## BEGIN

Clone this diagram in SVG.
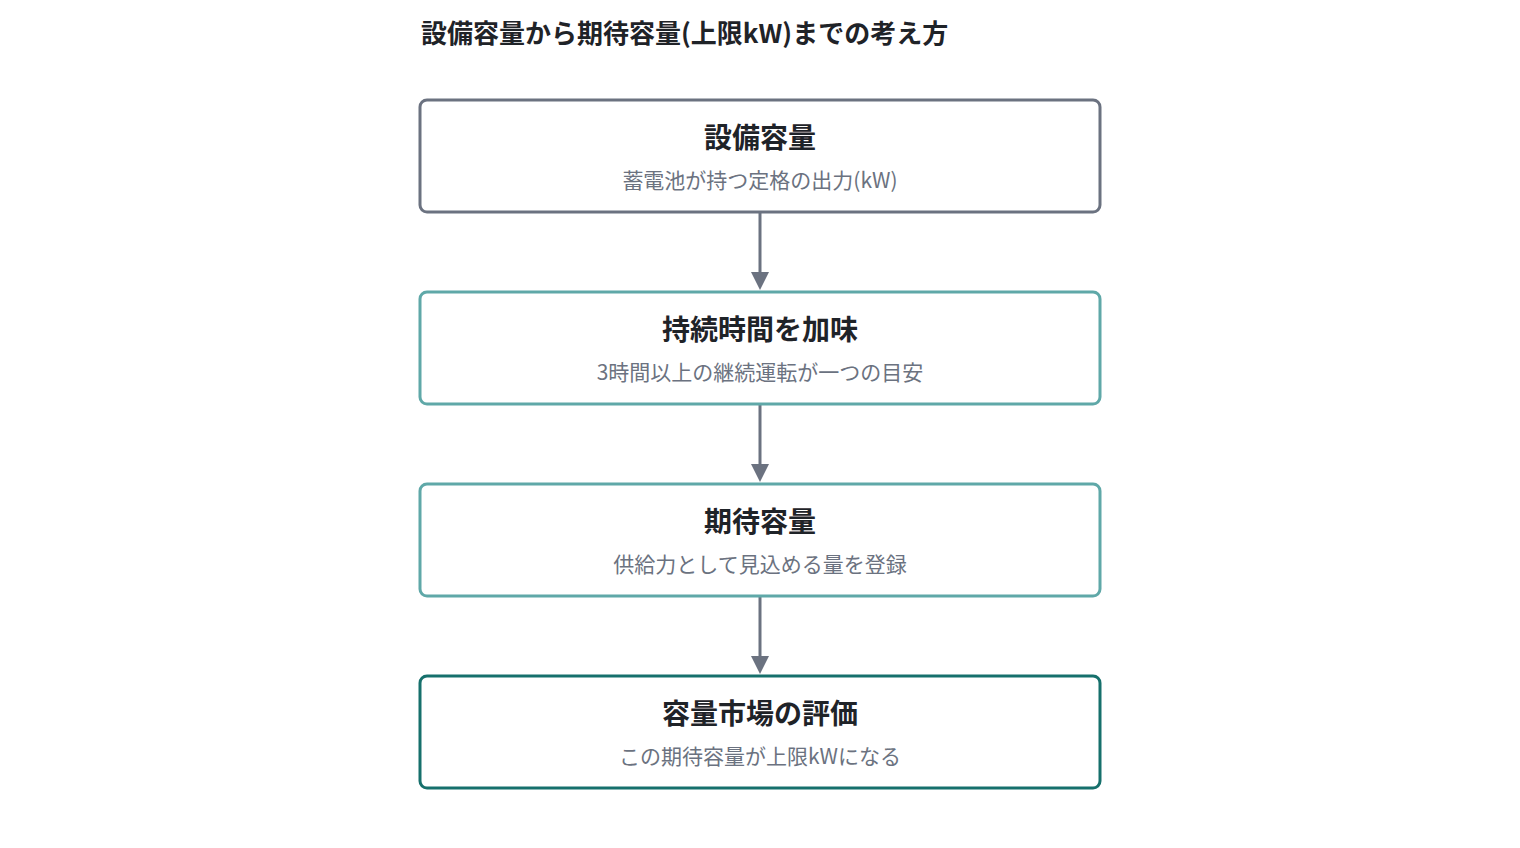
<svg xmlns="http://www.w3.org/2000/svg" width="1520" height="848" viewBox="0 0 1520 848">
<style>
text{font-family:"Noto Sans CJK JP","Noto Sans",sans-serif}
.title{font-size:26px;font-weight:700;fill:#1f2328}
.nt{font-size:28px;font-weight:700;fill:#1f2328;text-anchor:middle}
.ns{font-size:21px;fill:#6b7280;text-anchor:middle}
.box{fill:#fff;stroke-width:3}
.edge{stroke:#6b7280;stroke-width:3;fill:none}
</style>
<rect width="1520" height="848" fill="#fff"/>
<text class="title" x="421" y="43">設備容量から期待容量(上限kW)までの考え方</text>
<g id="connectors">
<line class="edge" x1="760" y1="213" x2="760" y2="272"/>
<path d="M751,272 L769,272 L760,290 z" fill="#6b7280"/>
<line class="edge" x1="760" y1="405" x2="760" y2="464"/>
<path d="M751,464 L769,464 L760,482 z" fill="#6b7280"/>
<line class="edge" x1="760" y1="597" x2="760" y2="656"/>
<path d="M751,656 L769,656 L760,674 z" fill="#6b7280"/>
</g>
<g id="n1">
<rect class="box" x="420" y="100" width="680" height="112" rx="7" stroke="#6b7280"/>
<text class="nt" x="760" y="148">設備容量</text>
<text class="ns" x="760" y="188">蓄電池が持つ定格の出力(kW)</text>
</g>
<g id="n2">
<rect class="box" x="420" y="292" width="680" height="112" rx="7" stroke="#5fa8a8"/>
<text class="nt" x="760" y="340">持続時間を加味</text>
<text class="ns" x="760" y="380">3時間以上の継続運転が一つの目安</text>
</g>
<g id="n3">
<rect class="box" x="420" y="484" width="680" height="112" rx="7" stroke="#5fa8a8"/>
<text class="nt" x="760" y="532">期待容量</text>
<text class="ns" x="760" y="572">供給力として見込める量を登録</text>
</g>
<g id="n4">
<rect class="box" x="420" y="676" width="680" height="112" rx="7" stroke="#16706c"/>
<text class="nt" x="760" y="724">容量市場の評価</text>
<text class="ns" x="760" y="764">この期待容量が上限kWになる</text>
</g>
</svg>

## END

Give all the lines above again, character for character, without pictures.

Clone this diagram in SVG.
<svg xmlns="http://www.w3.org/2000/svg" width="1520" height="848" viewBox="0 0 1520 848">
<style>
text{font-family:"Noto Sans CJK JP","Noto Sans",sans-serif}
.title{font-size:26px;font-weight:700;fill:#1f2328}
.nt{font-size:28px;font-weight:700;fill:#1f2328;text-anchor:middle}
.ns{font-size:21px;fill:#6b7280;text-anchor:middle}
.box{fill:#fff;stroke-width:3}
.edge{stroke:#6b7280;stroke-width:3;fill:none}
</style>
<rect width="1520" height="848" fill="#fff"/>
<text class="title" x="421" y="43">設備容量から期待容量(上限kW)までの考え方</text>
<g id="connectors">
<line class="edge" x1="760" y1="213" x2="760" y2="272"/>
<path d="M751,272 L769,272 L760,290 z" fill="#6b7280"/>
<line class="edge" x1="760" y1="405" x2="760" y2="464"/>
<path d="M751,464 L769,464 L760,482 z" fill="#6b7280"/>
<line class="edge" x1="760" y1="597" x2="760" y2="656"/>
<path d="M751,656 L769,656 L760,674 z" fill="#6b7280"/>
</g>
<g id="n1">
<rect class="box" x="420" y="100" width="680" height="112" rx="7" stroke="#6b7280"/>
<text class="nt" x="760" y="148">設備容量</text>
<text class="ns" x="760" y="188">蓄電池が持つ定格の出力(kW)</text>
</g>
<g id="n2">
<rect class="box" x="420" y="292" width="680" height="112" rx="7" stroke="#5fa8a8"/>
<text class="nt" x="760" y="340">持続時間を加味</text>
<text class="ns" x="760" y="380">3時間以上の継続運転が一つの目安</text>
</g>
<g id="n3">
<rect class="box" x="420" y="484" width="680" height="112" rx="7" stroke="#5fa8a8"/>
<text class="nt" x="760" y="532">期待容量</text>
<text class="ns" x="760" y="572">供給力として見込める量を登録</text>
</g>
<g id="n4">
<rect class="box" x="420" y="676" width="680" height="112" rx="7" stroke="#16706c"/>
<text class="nt" x="760" y="724">容量市場の評価</text>
<text class="ns" x="760" y="764">この期待容量が上限kWになる</text>
</g>
</svg>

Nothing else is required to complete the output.